[Items listed in a dataset]
● ● ●

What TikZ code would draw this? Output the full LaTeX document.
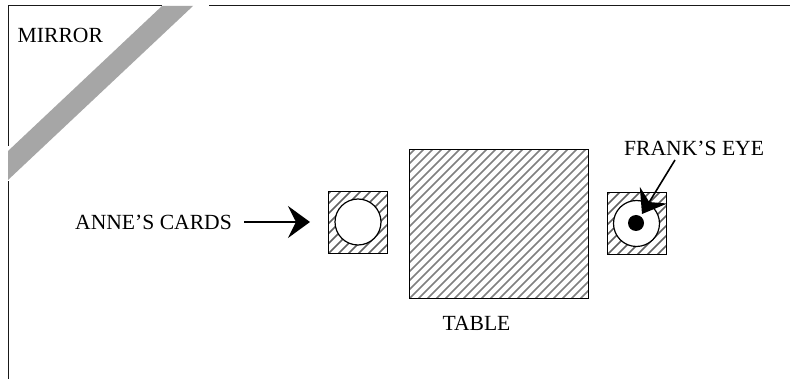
\documentclass[tikz,border=0pt]{standalone}
\usepackage{fontspec}
\setmainfont{Liberation Serif}
\usetikzlibrary{arrows.meta}
\tikzset{
  x=1pt,y=-1pt,
  lbl/.style={inner sep=0pt,font=\fontsize{21.6}{24}\selectfont,text=black},
  frame/.style={draw=black!90,line width=1.3pt},
  boxline/.style={draw=black,line width=1.5pt},
  hatchline/.style={draw=black!50,line width=1.5pt},
  smallhatch/.style={draw=black!62,line width=1.6pt},
  hole/.style={draw=black,fill=white,line width=1.2pt},
  bigarrow/.style={draw=black,line width=1.6pt,-{Stealth[length=22pt,width=32pt,inset=8pt]}}
}
\newcommand{\hatchbox}[6]{%
  \begin{scope}
    \clip (#1,#2) rectangle (#3,#4);
    \foreach \k in {-30,...,30}{
      \draw[#6] ({#1+\k*#5},{#4}) -- ({#1+\k*#5+200},{#4-200});
    }
  \end{scope}
  \draw[boxline] (#1,#2) rectangle (#3,#4);
}
\begin{document}
\begin{tikzpicture}
\useasboundingbox (0,0) rectangle (790,379);
\fill[white] (0,0) rectangle (790,379);
\coordinate (tl) at (8.5,5.5);
\coordinate (tr) at (790,5.5);
\coordinate (bl) at (8.5,379);
\draw[frame] (bl) -- (tl) -- (tr);
\fill[white] (162,3) rectangle (209,8);
\fill[white] (6,146) rectangle (11,181);
\fill[black!35] (162,6) -- (193,6) -- (8,180) -- (8,151) -- cycle;
\node[lbl,anchor=west] (mirror) at (17.5,35.5) {MIRROR};
\hatchbox{409.5}{149.5}{588.5}{298.5}{9}{hatchline}
\hatchbox{328.5}{191.5}{387.5}{253.5}{10}{smallhatch}
\hatchbox{607.5}{192.5}{666.5}{254.5}{10}{smallhatch}
\node[hole,circle,minimum size=46pt,inner sep=0pt] (cards) at (358,222) {};
\node[hole,circle,minimum size=46pt,inner sep=0pt] (eye) at (636.5,223.5) {};
\node[circle,fill=black,minimum size=16pt,inner sep=0pt] (pupil) at (636,223) {};
\node[lbl,anchor=west] (anne) at (75,222) {ANNE’S CARDS};
\node[lbl,anchor=west] (frank) at (624,148) {FRANK’S EYE};
\node[lbl] (table) at (476.5,323) {TABLE};
\coordinate (annestart) at (244,222);
\coordinate (annetip) at (310,222);
\coordinate (frankstart) at (675,160);
\coordinate (franktip) at (642,214);
\draw[bigarrow] (annestart) -- (annetip);
\draw[bigarrow] (frankstart) -- (franktip);
\end{tikzpicture}
\end{document}
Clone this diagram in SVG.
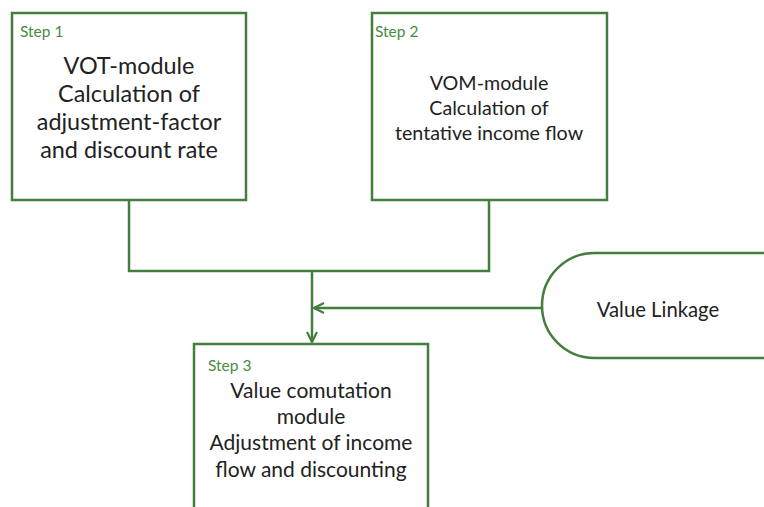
<svg xmlns="http://www.w3.org/2000/svg" width="764" height="507" viewBox="0 0 764 507">
  <defs>
    <style>
      .box { fill: #ffffff; stroke: #437e3f; stroke-width: 2.5; }
      .wire { fill: none; stroke: #437e3f; stroke-width: 2.5; }
      .step { font-family: "Lato", "Liberation Sans", sans-serif; font-size: 15.5px; fill: #4a8a45; }
      .body { font-family: "Lato", "Liberation Sans", sans-serif; font-size: 23.4px; fill: #222222; text-anchor: middle; }
      .mid { font-size: 19.7px; }
      .low { font-size: 21px; }
      .pill { font-size: 20.3px; }
    </style>
    <marker id="arrow" viewBox="0 0 12 12" refX="11" refY="6" markerWidth="12" markerHeight="12" markerUnits="userSpaceOnUse" orient="auto">
      <path d="M1,1 L11,6 L1,11" fill="none" stroke="#437e3f" stroke-width="2.2"/>
    </marker>
  </defs>
  <rect width="764" height="507" fill="#ffffff"/>

  <g id="connectors">
    <path class="wire" d="M129,200 V271 H489 V200"/>
    <path class="wire" d="M312,271 V342" marker-end="url(#arrow)"/>
    <path class="wire" d="M542,308 H314" marker-end="url(#arrow)"/>
  </g>

  <g id="step1">
    <rect class="box" x="12" y="13" width="234" height="187"/>
    <text class="step" x="20" y="37">Step 1</text>
    <text class="body" x="129" y="74">VOT-module</text>
    <text class="body" x="129" y="102">Calculation of</text>
    <text class="body" x="129" y="130">adjustment-factor</text>
    <text class="body" x="129" y="158">and discount rate</text>
  </g>

  <g id="step2">
    <rect class="box" x="372" y="13" width="235" height="187"/>
    <text class="step" x="375" y="37">Step 2</text>
    <text class="body mid" x="489" y="90">VOM-module</text>
    <text class="body mid" x="489" y="115">Calculation of</text>
    <text class="body mid" x="489" y="140">tentative income flow</text>
  </g>

  <g id="step3">
    <rect class="box" x="194" y="344" width="234" height="180"/>
    <text class="step" x="208" y="371">Step 3</text>
    <text class="body low" x="311" y="398">Value comutation</text>
    <text class="body low" x="311" y="424">module</text>
    <text class="body low" x="311" y="450">Adjustment of income</text>
    <text class="body low" x="311" y="477">flow and discounting</text>
  </g>

  <g id="value-linkage">
    <rect class="box" x="542" y="253" width="280" height="105" rx="52.5" ry="52.5"/>
    <text class="body pill" x="658" y="317">Value Linkage</text>
  </g>
</svg>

● ● ●

Repeat the listing in full and exactly. Do not include any images.

What TikZ code would draw this? Output the full LaTeX document.
\documentclass[tikz,border=0pt]{standalone}
\usepackage{fontspec}
\setmainfont{Liberation Serif}
\usetikzlibrary{arrows.meta}
\tikzset{
  x=1pt,y=-1pt,
  lbl/.style={inner sep=0pt,font=\fontsize{21.6}{24}\selectfont,text=black},
  frame/.style={draw=black!90,line width=1.3pt},
  boxline/.style={draw=black,line width=1.5pt},
  hatchline/.style={draw=black!50,line width=1.5pt},
  smallhatch/.style={draw=black!62,line width=1.6pt},
  hole/.style={draw=black,fill=white,line width=1.2pt},
  bigarrow/.style={draw=black,line width=1.6pt,-{Stealth[length=22pt,width=32pt,inset=8pt]}}
}
\newcommand{\hatchbox}[6]{%
  \begin{scope}
    \clip (#1,#2) rectangle (#3,#4);
    \foreach \k in {-30,...,30}{
      \draw[#6] ({#1+\k*#5},{#4}) -- ({#1+\k*#5+200},{#4-200});
    }
  \end{scope}
  \draw[boxline] (#1,#2) rectangle (#3,#4);
}
\begin{document}
\begin{tikzpicture}
\useasboundingbox (0,0) rectangle (790,379);
\fill[white] (0,0) rectangle (790,379);
\coordinate (tl) at (8.5,5.5);
\coordinate (tr) at (790,5.5);
\coordinate (bl) at (8.5,379);
\draw[frame] (bl) -- (tl) -- (tr);
\fill[white] (162,3) rectangle (209,8);
\fill[white] (6,146) rectangle (11,181);
\fill[black!35] (162,6) -- (193,6) -- (8,180) -- (8,151) -- cycle;
\node[lbl,anchor=west] (mirror) at (17.5,35.5) {MIRROR};
\hatchbox{409.5}{149.5}{588.5}{298.5}{9}{hatchline}
\hatchbox{328.5}{191.5}{387.5}{253.5}{10}{smallhatch}
\hatchbox{607.5}{192.5}{666.5}{254.5}{10}{smallhatch}
\node[hole,circle,minimum size=46pt,inner sep=0pt] (cards) at (358,222) {};
\node[hole,circle,minimum size=46pt,inner sep=0pt] (eye) at (636.5,223.5) {};
\node[circle,fill=black,minimum size=16pt,inner sep=0pt] (pupil) at (636,223) {};
\node[lbl,anchor=west] (anne) at (75,222) {ANNE’S CARDS};
\node[lbl,anchor=west] (frank) at (624,148) {FRANK’S EYE};
\node[lbl] (table) at (476.5,323) {TABLE};
\coordinate (annestart) at (244,222);
\coordinate (annetip) at (310,222);
\coordinate (frankstart) at (675,160);
\coordinate (franktip) at (642,214);
\draw[bigarrow] (annestart) -- (annetip);
\draw[bigarrow] (frankstart) -- (franktip);
\end{tikzpicture}
\end{document}
Clone this diagram in SVG.
<svg xmlns="http://www.w3.org/2000/svg" width="764" height="507" viewBox="0 0 764 507">
  <defs>
    <style>
      .box { fill: #ffffff; stroke: #437e3f; stroke-width: 2.5; }
      .wire { fill: none; stroke: #437e3f; stroke-width: 2.5; }
      .step { font-family: "Lato", "Liberation Sans", sans-serif; font-size: 15.5px; fill: #4a8a45; }
      .body { font-family: "Lato", "Liberation Sans", sans-serif; font-size: 23.4px; fill: #222222; text-anchor: middle; }
      .mid { font-size: 19.7px; }
      .low { font-size: 21px; }
      .pill { font-size: 20.3px; }
    </style>
    <marker id="arrow" viewBox="0 0 12 12" refX="11" refY="6" markerWidth="12" markerHeight="12" markerUnits="userSpaceOnUse" orient="auto">
      <path d="M1,1 L11,6 L1,11" fill="none" stroke="#437e3f" stroke-width="2.2"/>
    </marker>
  </defs>
  <rect width="764" height="507" fill="#ffffff"/>

  <g id="connectors">
    <path class="wire" d="M129,200 V271 H489 V200"/>
    <path class="wire" d="M312,271 V342" marker-end="url(#arrow)"/>
    <path class="wire" d="M542,308 H314" marker-end="url(#arrow)"/>
  </g>

  <g id="step1">
    <rect class="box" x="12" y="13" width="234" height="187"/>
    <text class="step" x="20" y="37">Step 1</text>
    <text class="body" x="129" y="74">VOT-module</text>
    <text class="body" x="129" y="102">Calculation of</text>
    <text class="body" x="129" y="130">adjustment-factor</text>
    <text class="body" x="129" y="158">and discount rate</text>
  </g>

  <g id="step2">
    <rect class="box" x="372" y="13" width="235" height="187"/>
    <text class="step" x="375" y="37">Step 2</text>
    <text class="body mid" x="489" y="90">VOM-module</text>
    <text class="body mid" x="489" y="115">Calculation of</text>
    <text class="body mid" x="489" y="140">tentative income flow</text>
  </g>

  <g id="step3">
    <rect class="box" x="194" y="344" width="234" height="180"/>
    <text class="step" x="208" y="371">Step 3</text>
    <text class="body low" x="311" y="398">Value comutation</text>
    <text class="body low" x="311" y="424">module</text>
    <text class="body low" x="311" y="450">Adjustment of income</text>
    <text class="body low" x="311" y="477">flow and discounting</text>
  </g>

  <g id="value-linkage">
    <rect class="box" x="542" y="253" width="280" height="105" rx="52.5" ry="52.5"/>
    <text class="body pill" x="658" y="317">Value Linkage</text>
  </g>
</svg>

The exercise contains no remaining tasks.